Recovery is not indulgence. It is regulation.

The Myth of Indispensability

When I answered that call in the recovery room, I told myself it was leadership.

But if I’m honest, part of it was fear.

Fear that something would escalate without me.
Fear that I would seem unavailable.
Fear that the system was too dependent on my presence.

Here is the calm but direct truth:

If your organization cannot function for a few hours without you, that is not a badge of honor. It is information.

Strong leadership is not measured by constant responsiveness. It is measured by the strength of the systems and people you have developed.

Being indispensable feels powerful in the short term.
It is exhausting in the long term.

Some Pressure Is Inherent — Unmanaged Pressure Is Not

This field will always carry more emotional weight than many others. That is part of its calling.

But unmanaged pressure compounds. It accumulates quietly.

The goal is not to eliminate stress entirely. That would be unrealistic. The goal is to build intentional recovery into your leadership model.

Sustainable leadership requires rhythm — periods of engagement and periods of detachment.
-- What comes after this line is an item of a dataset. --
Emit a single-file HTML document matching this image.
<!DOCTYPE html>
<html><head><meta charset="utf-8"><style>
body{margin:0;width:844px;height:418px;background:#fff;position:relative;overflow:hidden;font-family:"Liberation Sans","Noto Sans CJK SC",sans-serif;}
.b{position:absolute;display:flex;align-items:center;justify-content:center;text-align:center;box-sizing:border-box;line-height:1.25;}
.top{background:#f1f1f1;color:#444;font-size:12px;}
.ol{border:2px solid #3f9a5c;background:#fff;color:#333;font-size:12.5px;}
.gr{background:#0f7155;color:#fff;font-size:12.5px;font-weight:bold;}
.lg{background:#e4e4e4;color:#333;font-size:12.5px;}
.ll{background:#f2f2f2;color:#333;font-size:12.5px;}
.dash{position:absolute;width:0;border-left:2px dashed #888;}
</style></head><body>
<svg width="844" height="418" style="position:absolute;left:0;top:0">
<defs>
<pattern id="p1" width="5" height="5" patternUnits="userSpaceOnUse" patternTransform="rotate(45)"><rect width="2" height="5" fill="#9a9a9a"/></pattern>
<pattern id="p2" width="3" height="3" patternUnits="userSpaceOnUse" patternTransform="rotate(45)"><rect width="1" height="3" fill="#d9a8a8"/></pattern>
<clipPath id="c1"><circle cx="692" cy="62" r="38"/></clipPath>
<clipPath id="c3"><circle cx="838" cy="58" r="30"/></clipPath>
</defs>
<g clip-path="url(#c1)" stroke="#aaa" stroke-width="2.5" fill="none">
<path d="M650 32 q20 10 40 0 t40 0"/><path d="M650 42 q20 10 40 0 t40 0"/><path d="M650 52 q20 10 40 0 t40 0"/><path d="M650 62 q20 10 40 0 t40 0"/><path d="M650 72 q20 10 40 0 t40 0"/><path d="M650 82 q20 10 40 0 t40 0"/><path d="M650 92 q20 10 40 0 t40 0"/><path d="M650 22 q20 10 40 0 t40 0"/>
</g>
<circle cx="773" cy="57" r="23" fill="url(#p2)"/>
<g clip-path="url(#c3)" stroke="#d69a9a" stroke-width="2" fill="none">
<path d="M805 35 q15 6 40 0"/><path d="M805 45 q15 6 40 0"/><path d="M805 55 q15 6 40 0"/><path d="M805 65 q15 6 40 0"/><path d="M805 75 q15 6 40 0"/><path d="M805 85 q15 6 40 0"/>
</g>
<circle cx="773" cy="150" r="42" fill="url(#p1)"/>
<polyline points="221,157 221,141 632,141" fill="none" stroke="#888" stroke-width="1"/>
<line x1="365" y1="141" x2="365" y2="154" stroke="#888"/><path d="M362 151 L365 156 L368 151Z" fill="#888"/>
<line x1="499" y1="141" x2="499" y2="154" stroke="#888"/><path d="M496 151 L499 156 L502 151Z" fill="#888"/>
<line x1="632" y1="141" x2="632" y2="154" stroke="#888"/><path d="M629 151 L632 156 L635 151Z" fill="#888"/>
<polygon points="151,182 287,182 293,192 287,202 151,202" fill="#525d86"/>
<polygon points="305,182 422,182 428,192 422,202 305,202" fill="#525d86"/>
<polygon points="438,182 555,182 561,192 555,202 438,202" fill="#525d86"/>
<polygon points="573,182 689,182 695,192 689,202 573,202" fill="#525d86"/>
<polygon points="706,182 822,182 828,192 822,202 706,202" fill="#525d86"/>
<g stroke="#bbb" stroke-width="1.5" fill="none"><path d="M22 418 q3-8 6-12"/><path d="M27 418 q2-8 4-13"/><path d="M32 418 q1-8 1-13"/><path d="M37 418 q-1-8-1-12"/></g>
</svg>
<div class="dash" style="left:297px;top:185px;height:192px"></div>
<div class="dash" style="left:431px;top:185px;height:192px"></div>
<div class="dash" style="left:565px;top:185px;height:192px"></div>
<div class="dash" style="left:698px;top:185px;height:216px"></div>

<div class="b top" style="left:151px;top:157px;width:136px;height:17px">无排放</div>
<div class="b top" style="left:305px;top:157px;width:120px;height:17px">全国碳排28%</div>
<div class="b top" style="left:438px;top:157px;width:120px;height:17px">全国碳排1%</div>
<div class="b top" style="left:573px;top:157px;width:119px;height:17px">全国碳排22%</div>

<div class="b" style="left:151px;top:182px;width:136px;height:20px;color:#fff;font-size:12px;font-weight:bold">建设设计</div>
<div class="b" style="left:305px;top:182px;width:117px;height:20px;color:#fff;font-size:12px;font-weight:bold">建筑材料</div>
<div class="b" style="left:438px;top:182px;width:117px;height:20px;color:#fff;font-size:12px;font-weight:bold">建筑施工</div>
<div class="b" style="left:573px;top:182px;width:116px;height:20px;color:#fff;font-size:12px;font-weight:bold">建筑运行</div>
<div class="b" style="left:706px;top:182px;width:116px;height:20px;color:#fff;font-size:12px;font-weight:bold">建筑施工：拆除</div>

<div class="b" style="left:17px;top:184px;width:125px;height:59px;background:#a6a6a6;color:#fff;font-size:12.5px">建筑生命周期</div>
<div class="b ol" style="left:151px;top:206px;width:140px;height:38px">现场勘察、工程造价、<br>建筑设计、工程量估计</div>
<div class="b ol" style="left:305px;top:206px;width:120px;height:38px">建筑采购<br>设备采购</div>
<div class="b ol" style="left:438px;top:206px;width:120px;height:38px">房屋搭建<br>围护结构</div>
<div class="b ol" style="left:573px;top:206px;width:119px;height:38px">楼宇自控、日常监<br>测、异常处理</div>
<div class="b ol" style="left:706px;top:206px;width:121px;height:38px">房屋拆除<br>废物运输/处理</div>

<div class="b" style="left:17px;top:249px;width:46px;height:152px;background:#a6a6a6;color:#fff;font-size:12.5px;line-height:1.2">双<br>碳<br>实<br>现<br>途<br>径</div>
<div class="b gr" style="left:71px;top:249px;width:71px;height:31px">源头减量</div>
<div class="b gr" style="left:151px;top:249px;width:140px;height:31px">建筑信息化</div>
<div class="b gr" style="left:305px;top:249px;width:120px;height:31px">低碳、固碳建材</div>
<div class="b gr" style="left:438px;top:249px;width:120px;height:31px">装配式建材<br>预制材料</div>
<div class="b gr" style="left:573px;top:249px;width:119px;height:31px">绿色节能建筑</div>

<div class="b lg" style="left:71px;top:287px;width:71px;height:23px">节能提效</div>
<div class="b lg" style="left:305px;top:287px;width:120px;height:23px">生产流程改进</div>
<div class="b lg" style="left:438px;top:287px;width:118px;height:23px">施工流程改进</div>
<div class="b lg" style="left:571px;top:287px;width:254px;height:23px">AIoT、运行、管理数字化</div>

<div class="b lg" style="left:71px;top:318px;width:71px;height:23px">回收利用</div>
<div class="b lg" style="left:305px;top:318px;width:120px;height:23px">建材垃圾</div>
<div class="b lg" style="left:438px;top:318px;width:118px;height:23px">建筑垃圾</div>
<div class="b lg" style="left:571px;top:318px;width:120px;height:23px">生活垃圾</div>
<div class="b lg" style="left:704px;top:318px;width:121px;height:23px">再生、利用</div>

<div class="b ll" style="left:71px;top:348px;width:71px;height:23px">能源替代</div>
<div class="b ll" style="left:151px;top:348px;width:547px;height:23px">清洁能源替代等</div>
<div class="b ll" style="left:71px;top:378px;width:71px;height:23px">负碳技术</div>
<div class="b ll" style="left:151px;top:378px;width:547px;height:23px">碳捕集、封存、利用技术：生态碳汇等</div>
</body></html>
Without detachment, there is no renewal.

A Practical Approach to Stress Management

Every leader’s situation is different. Owners carry one type of pressure. Directors carry another. Team maturity, enrollment stability, and years of experience all shape the load.
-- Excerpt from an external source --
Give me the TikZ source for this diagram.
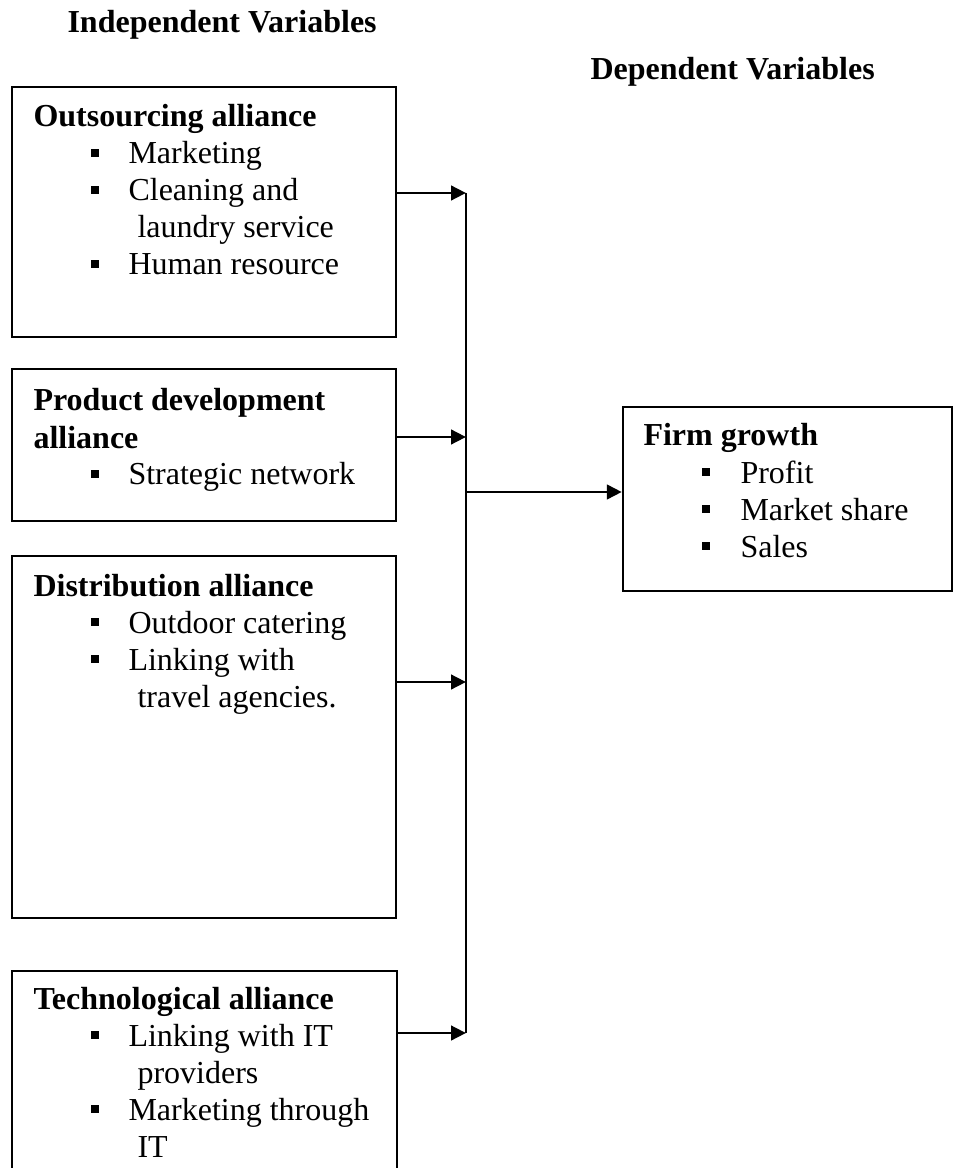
\documentclass[tikz,border=0pt]{standalone}
\usepackage{fontspec}
\setmainfont{Liberation Serif}
\usetikzlibrary{arrows.meta,fit}
\begin{document}
\begin{tikzpicture}[x=0.375pt,y=-0.375pt,
  box/.style={draw, line width=0.9pt, inner sep=0pt, rectangle},
  conn/.style={line width=1.1pt},
  arr/.style={line width=1.1pt, -{Triangle[length=5.6pt,width=5.4pt]}},
  ttl/.style={anchor=base west, inner sep=0pt, font=\fontsize{12}{14}\selectfont\bfseries},
  itm/.style={anchor=base west, inner sep=0pt, font=\fontsize{12}{14}\selectfont},
  sq/.style={fill=black, draw=none, inner sep=0pt, minimum size=3pt, rectangle}]
\useasboundingbox (0,0) rectangle (956,1168);
\clip (0,0) rectangle (956,1168);
% headers
\node[ttl] (hind) at (67,33) {Independent Variables};
\node[ttl] (hdep) at (590,80) {Dependent Variables};
% boxes
\node[box, fit={(12,87)(396,337)}] (b1) {};
\node[box, fit={(12,369)(396,521)}] (b2) {};
\node[box, fit={(12,556)(396,918)}] (b3) {};
\node[box, fit={(12,971)(397,1200)}] (b4) {};
\node[box, fit={(623,407)(952,591)}] (firm) {};
% box 1 text
\node[ttl] (t1) at (33,127) {Outsourcing alliance};
\node[sq] (s11) at (95,153) {};
\node[itm] (i11) at (128,164) {Marketing};
\node[sq] (s12) at (95,190) {};
\node[itm] (i12) at (128,201) {Cleaning and};
\node[itm] (i12b) at (137,238) {laundry service};
\node[sq] (s13) at (95,264) {};
\node[itm] (i13) at (128,275) {Human resource};
% box 2 text
\node[ttl] (t2) at (33,411) {Product development};
\node[ttl] (t2b) at (33,448) {alliance};
\node[sq] (s21) at (95,474) {};
\node[itm] (i21) at (128,485) {Strategic network};
% box 3 text
\node[ttl] (t3) at (33,596) {Distribution alliance};
\node[sq] (s31) at (95,622) {};
\node[itm] (i31) at (128,633) {Outdoor catering};
\node[sq] (s32) at (95,659) {};
\node[itm] (i32) at (128,670) {Linking with};
\node[itm] (i32b) at (137,707) {travel agencies.};
% box 4 text
\node[ttl] (t4) at (33,1009) {Technological alliance};
\node[sq] (s41) at (95,1035) {};
\node[itm] (i41) at (128,1046) {Linking with IT};
\node[itm] (i41b) at (137,1083) {providers};
\node[sq] (s42) at (95,1109) {};
\node[itm] (i42) at (128,1120) {Marketing through};
\node[itm] (i42b) at (137,1157) {IT};
% firm text
\node[ttl] (t5) at (643,446) {Firm growth};
\node[sq] (s51) at (706,472) {};
\node[itm] (i51) at (740,483) {Profit};
\node[sq] (s52) at (706,509) {};
\node[itm] (i52) at (740,520) {Market share};
\node[sq] (s53) at (706,546) {};
\node[itm] (i53) at (740,557) {Sales};
% connectors
\coordinate (bus1) at (466,193);
\coordinate (bus2) at (466,437);
\coordinate (busm) at (466,492);
\coordinate (bus3) at (466,682);
\coordinate (bus4) at (466,1033);
\draw[conn] (bus1) -- (bus4);
\draw[arr] (b1.east |- bus1) -- (bus1);
\draw[arr] (b2.east |- bus2) -- (bus2);
\draw[arr] (b3.east |- bus3) -- (bus3);
\draw[arr] (b4.east |- bus4) -- (bus4);
\draw[arr] (busm) -- (firm.west |- busm);
\end{tikzpicture}
\end{document}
So instead of a single prescription, think of this as a menu. Choose what fits your current season.

1. Create Physical Detachment

Your nervous system cannot reset if you remain digitally tethered at all hours.

Consider:

  • Clearly defining what qualifies as a true emergency
  • Establishing specific response windows for non-urgent issues
  • Removing your phone from your bedroom at night
  • Creating a brief buffer between arriving home and checking messages

Even small shifts signal safety to your body.
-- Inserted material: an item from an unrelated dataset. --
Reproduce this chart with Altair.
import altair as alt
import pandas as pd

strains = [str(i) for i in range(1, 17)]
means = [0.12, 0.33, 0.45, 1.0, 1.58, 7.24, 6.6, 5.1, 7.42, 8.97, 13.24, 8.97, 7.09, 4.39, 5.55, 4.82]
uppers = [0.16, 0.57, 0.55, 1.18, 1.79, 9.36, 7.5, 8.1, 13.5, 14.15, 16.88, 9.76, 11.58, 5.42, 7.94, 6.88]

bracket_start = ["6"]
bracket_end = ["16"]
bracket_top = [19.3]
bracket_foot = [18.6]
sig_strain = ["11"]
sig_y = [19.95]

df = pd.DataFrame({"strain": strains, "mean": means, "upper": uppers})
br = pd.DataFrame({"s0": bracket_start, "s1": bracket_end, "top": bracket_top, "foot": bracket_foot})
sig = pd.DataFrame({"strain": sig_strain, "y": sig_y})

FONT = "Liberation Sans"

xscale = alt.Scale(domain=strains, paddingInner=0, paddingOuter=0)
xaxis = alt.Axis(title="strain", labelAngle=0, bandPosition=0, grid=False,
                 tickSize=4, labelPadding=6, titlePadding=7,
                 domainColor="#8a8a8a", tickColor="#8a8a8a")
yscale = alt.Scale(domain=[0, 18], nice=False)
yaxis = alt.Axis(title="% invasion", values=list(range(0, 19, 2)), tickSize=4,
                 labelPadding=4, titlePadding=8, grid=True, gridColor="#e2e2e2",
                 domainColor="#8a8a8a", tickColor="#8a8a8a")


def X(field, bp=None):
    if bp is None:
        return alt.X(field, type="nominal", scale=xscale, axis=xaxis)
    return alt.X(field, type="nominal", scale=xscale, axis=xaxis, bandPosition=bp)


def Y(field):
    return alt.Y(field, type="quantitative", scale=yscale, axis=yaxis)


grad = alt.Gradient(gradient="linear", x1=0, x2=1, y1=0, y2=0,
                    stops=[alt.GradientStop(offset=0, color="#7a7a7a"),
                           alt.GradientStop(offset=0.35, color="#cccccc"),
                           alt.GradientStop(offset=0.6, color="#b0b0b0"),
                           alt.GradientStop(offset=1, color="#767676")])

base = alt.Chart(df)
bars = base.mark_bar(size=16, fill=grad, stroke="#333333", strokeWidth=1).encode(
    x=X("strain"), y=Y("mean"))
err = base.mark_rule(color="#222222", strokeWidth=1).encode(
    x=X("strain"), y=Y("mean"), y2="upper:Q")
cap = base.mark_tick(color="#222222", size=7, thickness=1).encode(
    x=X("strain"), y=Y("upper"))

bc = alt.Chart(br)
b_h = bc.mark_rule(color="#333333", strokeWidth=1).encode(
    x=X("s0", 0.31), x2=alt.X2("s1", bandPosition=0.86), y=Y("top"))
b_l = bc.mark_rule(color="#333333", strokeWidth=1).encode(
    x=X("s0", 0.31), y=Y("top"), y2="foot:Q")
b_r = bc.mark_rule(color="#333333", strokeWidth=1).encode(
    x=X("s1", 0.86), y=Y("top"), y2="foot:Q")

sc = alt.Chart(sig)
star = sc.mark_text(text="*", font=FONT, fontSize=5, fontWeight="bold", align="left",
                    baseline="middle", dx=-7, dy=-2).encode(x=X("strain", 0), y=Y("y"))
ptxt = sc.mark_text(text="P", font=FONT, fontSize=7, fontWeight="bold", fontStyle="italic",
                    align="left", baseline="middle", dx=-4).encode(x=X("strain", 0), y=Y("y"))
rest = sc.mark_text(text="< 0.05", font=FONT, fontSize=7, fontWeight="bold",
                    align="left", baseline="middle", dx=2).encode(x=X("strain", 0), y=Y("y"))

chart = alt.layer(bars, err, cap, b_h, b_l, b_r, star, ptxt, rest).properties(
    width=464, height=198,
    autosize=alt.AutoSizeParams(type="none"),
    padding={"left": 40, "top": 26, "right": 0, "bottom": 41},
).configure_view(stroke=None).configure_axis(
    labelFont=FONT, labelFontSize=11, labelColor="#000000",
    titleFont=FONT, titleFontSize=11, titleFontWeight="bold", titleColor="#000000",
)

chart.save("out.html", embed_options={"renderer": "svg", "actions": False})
2. Close Mental Loops Before You Leave

Unfinished thoughts are one of the biggest reasons stress follows you home.

Before ending your workday:

  • Write tomorrow’s top three priorities
  • Document unresolved issues in one central place
  • Clarify next steps for anything that feels “open”

This gives your brain permission to pause.

3. Offload Emotional Weight

As leaders, we absorb.

Staff frustrations. Parent concerns. Behavioral challenges. Compliance anxieties.

You cannot indefinitely carry emotional residue without processing it.

Create space for:

  • Peer conversations with another director
  • Scheduled leadership debriefs
  • Structured journaling after high-intensity days

Processing prevents accumulation.

4. Strengthen Structural Support

If everything routes through you, stress multiplies.

Ask yourself:

  • What decisions could be pre-scripted?
  • What policies need clearer boundaries?
  • What scenarios could staff confidently handle with training?

Often, stress is not a personal weakness. It is a signal that the system needs reinforcement.

5. Separate Identity From Availability

This may be the most important.

You care deeply. That is one of your greatest strengths.

But you are not your center.

Your value as a leader is not measured by how exhausted you are. It is measured by your ability to create stability, clarity, and sustainability — for your team and for yourself.

Loving your work should not require sacrificing your health.

Key Takeaways
  • Chronic stress without recovery leads to emotional exhaustion and physical consequences.
  • Being constantly available is not synonymous with effective leadership.
  • Childcare will always carry responsibility — but responsibility must be managed.
  • Systems and boundaries protect both you and your organization.
  • Recovery is a leadership strategy.
Reflection

If you needed to step away unexpectedly for 24 hours, how would your center function?

Where would tension surface?

That discomfort is not failure. It is feedback.

Your Next Step

Choose one small shift this week:

  • Define one boundary around non-emergency communication
  • Create a 10-minute end-of-day closure ritual
  • Delegate one recurring decision
  • Identify one situation that needs clearer structure

Sustainability is not built in dramatic moments. It is built in steady adjustments.

You love this work.

The goal is not to leave it! The goal is to lead in a way that allows you to stay — healthy, grounded, and present for the long run.